No seré yo quien niegue la felicidad de esa señora inexistente, pero lo cierto es que la vida de las mujeres era un pelín peor de lo que es en la actualidad. Por contextualizar, la sentencia de la minifalda, ya saben, aquella que un poco más y condena a una chica de diecisiete años por llevar una falda corta en vez de condenar al empresario que la violó, fue en 1989. Conviene recordar que los hombres del Gobierno (porque solo había hombres) no permitieron el aborto hasta 1985, y solo en algunos supuestos; uno de ellos era que el embarazo fuese consecuencia de una violación y siempre y cuando la víctima se atreviese a denunciar. Yo qué sé. Aten cabos. Después había algunos detalles menores, como por ejemplo que los hombres no movían un dedo ni para recoger su plato de la mesa, pues los hogares, por más que el progreso y la democracia hubiesen llegado al país, aún constituían el reposo del guerrero.
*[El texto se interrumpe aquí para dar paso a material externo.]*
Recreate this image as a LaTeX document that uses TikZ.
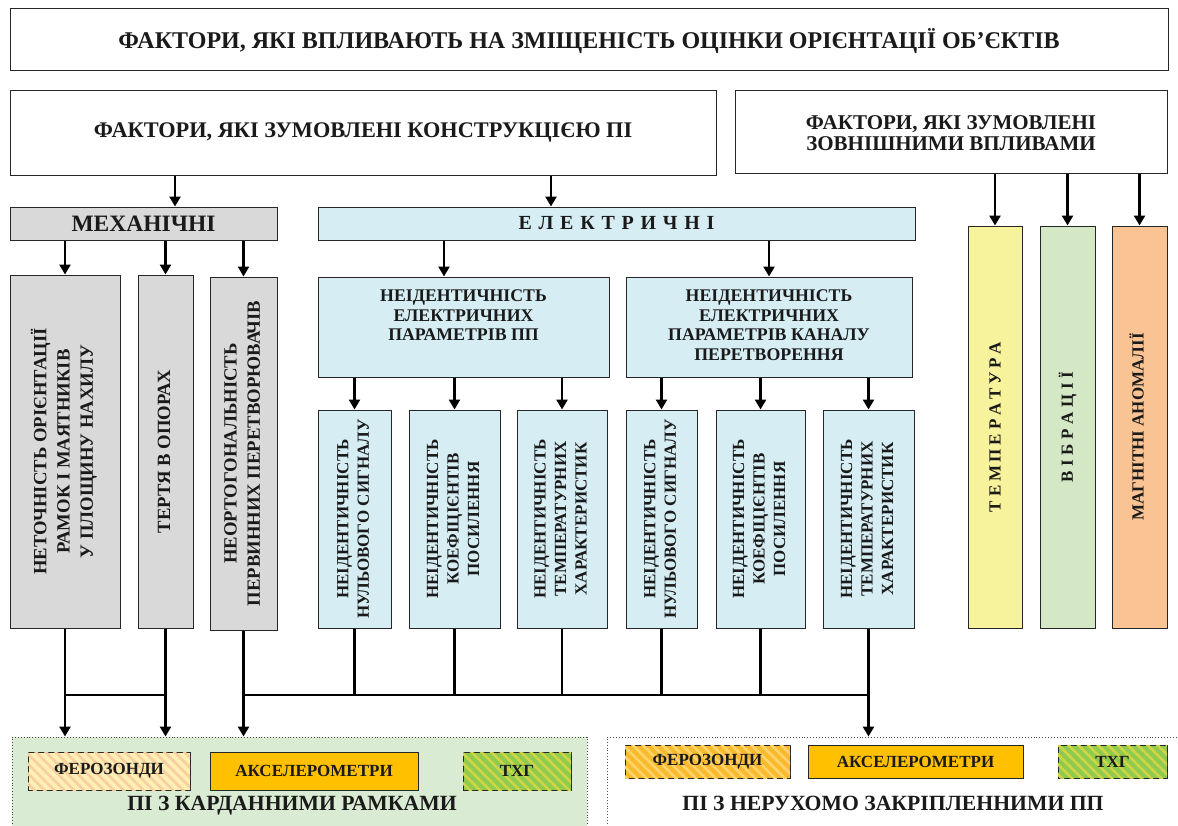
\documentclass[tikz,border=0pt]{standalone}
\usepackage{fontspec}
\setmainfont{Liberation Serif}
\usepackage{graphicx}
\usetikzlibrary{arrows.meta,patterns.meta,calc}
\definecolor{cgray}{HTML}{D9D9D9}
\definecolor{cblue}{HTML}{D5EDF3}
\definecolor{cyel}{HTML}{F7F39C}
\definecolor{cgrn}{HTML}{D5E8C6}
\definecolor{corg}{HTML}{FAC394}
\definecolor{cframe}{HTML}{D9EBD2}
\definecolor{cacc}{HTML}{FFC000}
\definecolor{ctxg}{HTML}{8FCB4E}
\definecolor{ctxgs}{HTML}{CFD545}
\definecolor{cfl}{HTML}{FFEFB5}
\definecolor{cfls}{HTML}{F8CFA0}
\definecolor{cfr}{HTML}{F9BA2E}
\definecolor{cfrs}{HTML}{FFD56A}
\definecolor{ctext}{HTML}{1A1A1A}
\newcommand\ft[2]{\fontsize{#1}{#2}\selectfont\bfseries}
\newcommand\bx[7]{\node[box,#6,minimum width={#4-#2},minimum height={#5-#3}] (#1) at ({(#2+#4)/2},{(#3+#5)/2}) {#7};}
\newcommand\tx[1]{\begin{tabular}{@{}c@{}}#1\end{tabular}}
\newcommand\vtx[1]{\rotatebox{90}{\tx{#1}}}
\newcommand\shiftdown[2]{\raisebox{-#1}[\height][\depth]{#2}}
\begin{document}
\begin{tikzpicture}[x=1pt,y=-1pt,
  box/.style={draw=black!85,line width=1pt,inner sep=0pt,align=center,text=ctext},
  frame/.style={draw=black!70,line width=0.9pt,dotted,inner sep=0pt},
  arr/.style={line width=2.8pt,-{Triangle[width=11pt,length=10pt]}},
  ln/.style={line width=2.8pt},
  lbl/.style={inner sep=0pt,text=ctext,font=\ft{21.7}{24}},
  hatch/.style={postaction={pattern={Lines[angle=-45,distance=7pt,line width=2.6pt]},pattern color=#1}}
]
\useasboundingbox (0,0) rectangle (1178,825);
\fill[white] (0,0) rectangle (1178,825);
% top boxes
\bx{title}{10}{8}{1168}{70}{font=\ft{24}{26}}{\shiftdown{2pt}{ФАКТОРИ, ЯКІ ВПЛИВАЮТЬ НА ЗМІЩЕНІСТЬ ОЦІНКИ ОРІЄНТАЦІЇ ОБ’ЄКТІВ}}
\bx{constr}{10}{90}{716}{175}{font=\ft{22.3}{24}}{ФАКТОРИ, ЯКІ ЗУМОВЛЕНІ КОНСТРУКЦІЄЮ ПІ}
\bx{ext}{735}{90}{1167}{173}{font=\ft{21}{21.5}}{\shiftdown{4pt}{\tx{ФАКТОРИ, ЯКІ ЗУМОВЛЕНІ\\ЗОВНІШНИМИ ВПЛИВАМИ}}}
\bx{mech}{10}{207}{277}{240}{fill=cgray,font=\ft{23.5}{24}}{МЕХАНІЧНІ}
\bx{elec}{318}{207}{915}{240}{fill=cblue,font=\ft{20}{22}}{\makebox[196pt][s]{Е Л Е К Т Р И Ч Н І}}
% mechanical
\bx{g1}{10}{275}{120}{628}{fill=cgray,font=\ft{18.7}{23.3}}{\vtx{НЕТОЧНІСТЬ ОРІЄНТАЦІЇ\\РАМОК І МАЯТНИКІВ\\У ПЛОЩИНУ НАХИЛУ}}
\bx{g2}{138}{275}{193}{628}{fill=cgray,font=\ft{18.7}{23.3}}{\vtx{ТЕРТЯ В ОПОРАХ}}
\bx{g3}{210}{277}{277}{630}{fill=cgray,font=\ft{18.7}{23.3}}{\vtx{НЕОРТОГОНАЛЬНІСТЬ\\ПЕРВИННИХ ПЕРЕТВОРЮВАЧІВ}}
% electrical
\bx{ml}{318}{277}{609}{377}{fill=cblue,font=\ft{17.8}{19.5}}{\tx{НЕІДЕНТИЧНІСТЬ\\ЕЛЕКТРИЧНИХ\\ПАРАМЕТРІВ ПП\\~}}
\bx{mr}{626}{277}{912}{377}{fill=cblue,font=\ft{17.8}{19.5}}{\tx{НЕІДЕНТИЧНІСТЬ\\ЕЛЕКТРИЧНИХ\\ПАРАМЕТРІВ КАНАЛУ\\ПЕРЕТВОРЕННЯ}}
\bx{s1}{318}{410}{391}{628}{fill=cblue,font=\ft{17}{20.5}}{\vtx{НЕІДЕНТИЧНІСТЬ\\НУЛЬОВОГО СИГНАЛУ}}
\bx{s2}{409}{410}{500}{628}{fill=cblue,font=\ft{17}{20.5}}{\vtx{НЕІДЕНТИЧНІСТЬ\\КОЕФІЦІЄНТІВ\\ПОСИЛЕННЯ}}
\bx{s3}{517}{410}{607}{628}{fill=cblue,font=\ft{17}{20.5}}{\vtx{НЕІДЕНТИЧНІСТЬ\\ТЕМПЕРАТУРНИХ\\ХАРАКТЕРИСТИК}}
\bx{s4}{626}{410}{697}{628}{fill=cblue,font=\ft{17}{20.5}}{\vtx{НЕІДЕНТИЧНІСТЬ\\НУЛЬОВОГО СИГНАЛУ}}
\bx{s5}{716}{410}{805}{628}{fill=cblue,font=\ft{17}{20.5}}{\vtx{НЕІДЕНТИЧНІСТЬ\\КОЕФІЦІЄНТІВ\\ПОСИЛЕННЯ}}
\bx{s6}{823}{410}{914}{628}{fill=cblue,font=\ft{17}{20.5}}{\vtx{НЕІДЕНТИЧНІСТЬ\\ТЕМПЕРАТУРНИХ\\ХАРАКТЕРИСТИК}}
% external
\bx{r1}{968}{226}{1022}{628}{fill=cyel,font=\ft{17}{20}}{\rotatebox{90}{\makebox[170pt][s]{Т Е М П Е Р А Т У Р А}}}
\bx{r2}{1040}{226}{1095}{628}{fill=cgrn,font=\ft{17}{20}}{\rotatebox{90}{\makebox[110pt][s]{В І Б Р А Ц І Ї}}}
\bx{r3}{1112}{226}{1167}{628}{fill=corg,font=\ft{17}{20}}{\vtx{МАГНІТНІ АНОМАЛІЇ}}
% bottom frames
\bx{lf}{12}{737}{587}{832}{frame,fill=cframe}{}
\bx{rf}{607}{737}{1185}{832}{frame,fill=white}{}
\bx{lb1}{28}{752}{190}{790}{fill=cfl,hatch=cfls,font=\ft{17}{19}}{ФЕРОЗОНДИ}
\bx{lb2}{210}{752}{418}{790}{fill=cacc,font=\ft{17}{19}}{АКСЕЛЕРОМЕТРИ}
\bx{lb3}{463}{752}{571}{790}{fill=ctxg,hatch=ctxgs,font=\ft{17}{19}}{ТХГ}
\bx{rb1}{625}{745}{790}{778}{fill=cfr,hatch=cfrs,font=\ft{17}{19}}{ФЕРОЗОНДИ}
\bx{rb2}{808}{745}{1023}{778}{fill=cacc,font=\ft{17}{19}}{АКСЕЛЕРОМЕТРИ}
\bx{rb3}{1058}{745}{1167}{778}{fill=ctxg,hatch=ctxgs,font=\ft{17}{19}}{ТХГ}
\node[lbl] (lt) at (292,806) {ПІ З КАРДАННИМИ РАМКАМИ};
\node[lbl] (rt) at (893,803) {ПІ З НЕРУХОМО ЗАКРІПЛЕННИМИ ПП};
% connectors top
\draw[arr] (constr.south -| 175,0) -- (mech.north -| 175,0);
\draw[arr] (constr.south -| 551,0) -- (elec.north -| 551,0);
\foreach \n in {r1,r2,r3} \draw[arr] (ext.south -| \n.north) -- (\n.north);
\foreach \n in {g1,g2,g3} \draw[arr] (mech.south -| \n.north) -- (\n.north);
\draw[arr] (elec.south -| 444,0) -- (ml.north -| 444,0);
\draw[arr] (elec.south -| mr.north) -- (mr.north);
\foreach \n in {s1,s2,s3} \draw[arr] (ml.south -| \n.north) -- (\n.north);
\foreach \n in {s4,s5,s6} \draw[arr] (mr.south -| \n.north) -- (\n.north);
% connectors bottom
\coordinate (busl) at (0,695);
\draw[ln] (g1.south |- busl) -- (g2.south |- busl);
\draw[ln] (g3.south |- busl) -- (s6.south |- busl);
\foreach \n in {g1,g2,g3} \draw[arr] (\n.south) -- (lf.north -| \n.south);
\foreach \n in {s1,s2,s3,s4,s5} \draw[ln] (\n.south) -- (\n.south |- busl);
\draw[arr] (s6.south) -- (rf.north -| s6.south);
\end{tikzpicture}
\end{document}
No es de extrañar que nuestras ciudades estén salpicadas de esas barberías que en ocasiones se presentan con nombres tan explícitos como "La cueva del oso" o "Machos Barbershops", con sus sillones reclinables de enormes reposapiés, sus suelos de baldosas cuadradas en blanco y negro y su poste de barbero. Locales que recurren a la nostalgia para tocar los varoniles bolsillos a través del corazón. ¿Por qué será que estos espacios no tienen su equivalente en versión peluquería femenina? Qué misterio, con lo bonitos que son los vestidos de vuelo y corpiño, los sombreritos y las combinaciones de encaje, con lo guapísimas que van siempre Betty Draper, la esposa de Don en Mad Men, o La maravillosa señora Maisel. El único reducto femenino en el que alguien parece añorar aquellos tiempos lo conforman las cuentas en tiktok de las tradwifes, esas señoronas multimillonarias que, reconvertidas en influencers, nos abren sus brillantes cocinas de doscientos metros cuadrados para mostrarnos lo felices que son mientras destinan una mañana entera a preparar seis brownies. Claro que ellas no añoran el bollycao o las sobremesas de Verano Azul; es la época en la que el servicio trabajaba sin horarios ni derechos lo que extrañan estas cuentistas. Un servicio que, por cierto, jamás aparece en cámara, no vaya a ser que algún espectador suspicaz se percate de que no son ellas las que mantienen la mansión como los chorros del oro. Igualito que una madre cualquiera en los ochenta. Será que los privilegios acentúan esa tristeza melancólica que quizás no debería llamarse nostalgia, sino jeta.